Temporal Fluctuations in Excimer-Like Interactions between π-Conjugated Chromophores

J Phys Chem Lett. 2015 Apr 16;6(8):1321-6. doi: 10.1021/acs.jpclett.5b00328. Epub 2015 Mar 27.

Abstract

Inter- or intramolecular coupling processes between chromophores such as excimer formation or H- and J-aggregation are crucial to describing the photophysics of closely packed films of conjugated polymers. Such coupling is highly distance dependent and should be sensitive to both fluctuations in the spacing between chromophores as well as the actual position on the chromophore where the exciton localizes.

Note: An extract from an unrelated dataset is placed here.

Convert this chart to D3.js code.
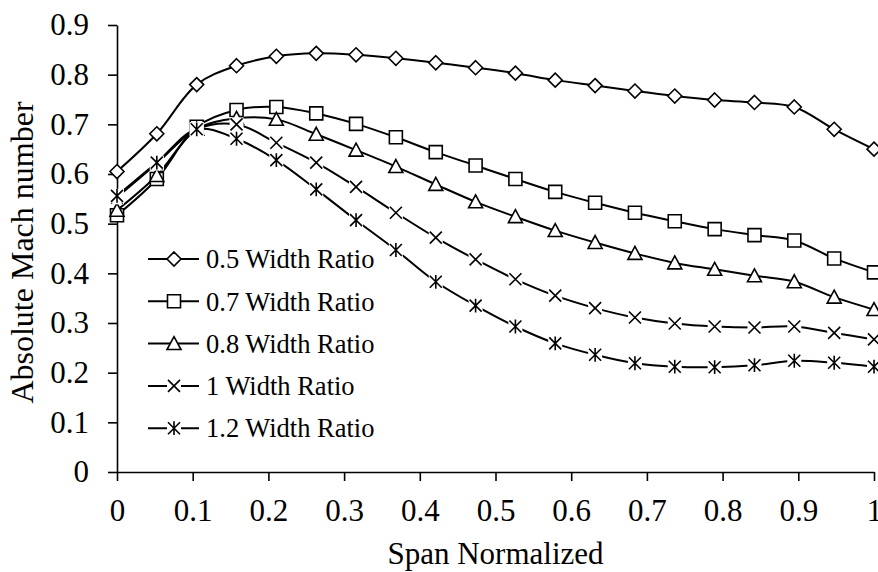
<!DOCTYPE html>
<html>
<head>
<meta charset="utf-8">
<script src="https://cdn.jsdelivr.net/npm/d3@7"></script>
<style>
  html, body { margin: 0; padding: 0; background: #fff; }
  svg { display: block; }
</style>
</head>
<body>
<figure id="chart" style="margin:0"></figure>
<script>
// span positions (normalized)
const span = [0, 0.0526, 0.1053, 0.1579, 0.2105, 0.2632, 0.3158, 0.3684, 0.4211, 0.4737,
  0.5263, 0.5789, 0.6316, 0.6842, 0.7368, 0.7895, 0.8421, 0.8947, 0.9474, 1];

const w05 = [0.605, 0.681, 0.780, 0.818, 0.837, 0.843, 0.840, 0.833, 0.824, 0.814,
  0.803, 0.789, 0.778, 0.767, 0.757, 0.749, 0.744, 0.735, 0.690, 0.650];
const w07 = [0.517, 0.590, 0.695, 0.729, 0.735, 0.722, 0.701, 0.674, 0.644, 0.617,
  0.590, 0.564, 0.542, 0.522, 0.505, 0.489, 0.477, 0.466, 0.430, 0.402];
const w08 = [0.527, 0.597, 0.690, 0.712, 0.710, 0.680, 0.648, 0.615, 0.579, 0.544,
  0.514, 0.486, 0.462, 0.440, 0.421, 0.408, 0.395, 0.383, 0.352, 0.327];
const w10 = [0.553, 0.621, 0.690, 0.700, 0.663, 0.623, 0.574, 0.522, 0.472, 0.428,
  0.388, 0.355, 0.330, 0.311, 0.299, 0.293, 0.291, 0.293, 0.280, 0.267];
const w12 = [0.556, 0.623, 0.690, 0.671, 0.628, 0.569, 0.507, 0.447, 0.383, 0.335,
  0.293, 0.259, 0.236, 0.219, 0.212, 0.211, 0.215, 0.224, 0.220, 0.212];

const seriesNames = ["0.5 Width Ratio", "0.7 Width Ratio", "0.8 Width Ratio", "1 Width Ratio", "1.2 Width Ratio"];
const seriesMarkers = ["diamond", "square", "triangle", "cross", "star"];

const xTicks = [0, 0.1, 0.2, 0.3, 0.4, 0.5, 0.6, 0.7, 0.8, 0.9, 1];
const yTicks = [0, 0.1, 0.2, 0.3, 0.4, 0.5, 0.6, 0.7, 0.8, 0.9];

const xTitle = "Span Normalized";
const yTitle = "Absolute Mach number";

const W = 878, H = 572;
const margin = { left: 117, right: 4, top: 25, bottom: 100 };
const font = "'Liberation Serif', 'Times New Roman', serif";

const series = [w05, w07, w08, w10, w12].map((vals, i) => ({
  name: seriesNames[i],
  marker: seriesMarkers[i],
  values: vals.map((v, j) => ({ x: span[j], y: v }))
}));

const svg = d3.select("figure#chart")
  .append("svg")
  .attr("width", W)
  .attr("height", H);

const x = d3.scaleLinear().domain([0, 1]).range([margin.left, W - margin.right]);
const y = d3.scaleLinear().domain([0, 0.9]).range([H - margin.bottom, margin.top]);

// marker shapes, relative to the point
const shapes = {
  diamond: r => `M0,${-r}L${r},0L0,${r}L${-r},0Z`,
  square: r => `M${-r},${-r}H${r}V${r}H${-r}Z`,
  triangle: r => `M0,${-r}L${r},${r * 0.85}L${-r},${r * 0.85}Z`,
  cross: r => `M${-r},${-r}L${r},${r}M${r},${-r}L${-r},${r}`,
  star: r => `M${-r},${-r}L${r},${r}M${r},${-r}L${-r},${r}M0,${-r * 1.15}V${r * 1.15}`
};
const markerSize = { diamond: 7, square: 6.5, triangle: 7, cross: 6, star: 6 };

function drawMarker(g, kind) {
  const r = markerSize[kind];
  if (kind === "cross" || kind === "star") {
    g.append("rect")
      .attr("x", -r - 1).attr("y", -r - 1)
      .attr("width", 2 * r + 2).attr("height", 2 * r + 2)
      .attr("fill", "#fff");
  }
  g.append("path")
    .attr("d", shapes[kind](r))
    .attr("fill", (kind === "cross" || kind === "star") ? "none" : "#fff")
    .attr("stroke", "#000")
    .attr("stroke-width", 1.6);
}

// axes
const xAxis = svg.append("g")
  .attr("transform", `translate(0,${y(0)})`)
  .call(d3.axisBottom(x).tickValues(xTicks).tickFormat(d => String(d)).tickSize(9).tickSizeOuter(0).tickPadding(18));

const yAxis = svg.append("g")
  .attr("transform", `translate(${x(0)},0)`)
  .call(d3.axisLeft(y).tickValues(yTicks).tickFormat(d => String(d)).tickSize(9).tickSizeOuter(0).tickPadding(19));

[xAxis, yAxis].forEach(a => {
  a.select(".domain").attr("stroke", "#000").attr("stroke-width", 1.6);
  a.selectAll(".tick line").attr("stroke", "#000").attr("stroke-width", 1.6);
  a.selectAll(".tick text")
    .attr("fill", "#000")
    .style("font-family", font)
    .style("font-size", "31px");
});

svg.append("text")
  .attr("x", (x(0) + x(1)) / 2)
  .attr("y", 564)
  .attr("text-anchor", "middle")
  .style("font-family", font)
  .style("font-size", "31px")
  .text(xTitle);

svg.append("text")
  .attr("transform", `translate(33,${(y(0) + y(0.9)) / 2 + 4}) rotate(-90)`)
  .attr("text-anchor", "middle")
  .style("font-family", font)
  .style("font-size", "32px")
  .text(yTitle);

// lines
const line = d3.line()
  .x(d => x(d.x))
  .y(d => y(d.y))
  .curve(d3.curveCatmullRom.alpha(0.5));

series.forEach(s => {
  svg.append("path")
    .datum(s.values)
    .attr("d", line)
    .attr("fill", "none")
    .attr("stroke", "#000")
    .attr("stroke-width", 2);
});

series.forEach(s => {
  svg.selectAll(null)
    .data(s.values)
    .enter()
    .append("g")
    .attr("transform", d => `translate(${x(d.x)},${y(d.y)})`)
    .each(function () { drawMarker(d3.select(this), s.marker); });
});

// legend
const legend = svg.append("g").attr("transform", "translate(148,259)");
series.forEach((s, i) => {
  const row = legend.append("g").attr("transform", `translate(0,${i * 42.3})`);
  row.append("line")
    .attr("x1", 0).attr("x2", 51)
    .attr("stroke", "#000")
    .attr("stroke-width", 2);
  const m = row.append("g").attr("transform", "translate(26,0)");
  drawMarker(m, s.marker);
  row.append("text")
    .attr("x", 58)
    .attr("dy", "0.35em")
    .style("font-family", font)
    .style("font-size", "26.5px")
    .text(s.name);
});
</script>
</body>
</html>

Single-molecule spectroscopy reveals these intrinsic fluctuations in well-defined bichromophoric model systems of cofacial oligomers. Signatures of interchromophoric interactions in the excited state--spectral red shifting and broadening and a slowing of photoluminescence decay--correlate with each other but scatter strongly between single molecules, implying an extraordinary distribution in coupling strengths. Furthermore, these excimer-like spectral fingerprints vary with time, revealing intrinsic dynamics in the coupling strength within one single dimer molecule, which constitutes the starting point for describing a molecular solid. Such spectral sensitivity to sub-Ångström molecular dynamics could prove complementary to conventional FRET-based molecular rulers.

Keywords: interchromophoric coupling; organic electronics; photophysics; single-molecule spectroscopy; structure−property relations.